The major, hierarchical categories of Usenet newsgroups which are distributed throughout the world are alt, comp, misc, news, rec, sci, soc, and talk. There are many other major categories which may be topical (eg, bionet, biz, vmsnet) and are usually distributed worldwide as well, or geographical and even organizational (eg, ieee) or commercial (eg, clari). The latter categories are usually distributed only with their area of interest. The messages of many Bitnet LISTSERV mailing lists are also distributed in Usenet under the major category bit.

The major categories are further broken down into more than 1200 newsgroups on different subjects which range from education for the disabled to Star Trek and from environmental science to politics in the former Soviet Union.

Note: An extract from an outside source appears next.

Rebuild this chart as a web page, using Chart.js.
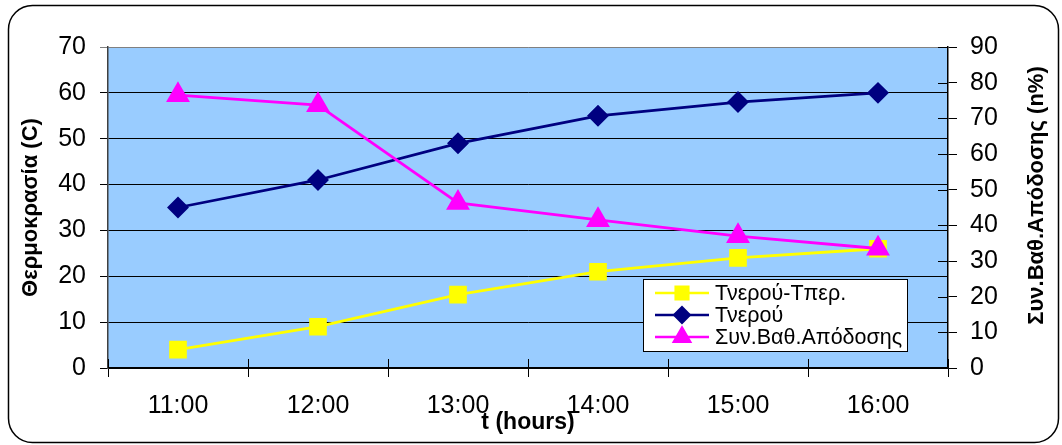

The quality of the discussion in newsgroups is not guaranteed to be high. Some newsgroups have a moderator who scans the messages for the group before they are distributed and decides which ones are appropriate for distribution.

Usenet was originally developed for Unix systems in 1979. Within a year, fifty Unix sites were participating. Now, there are thousands of sites running a number of operating systems on a variety of hardware platforms communicating via Usenet around the globe.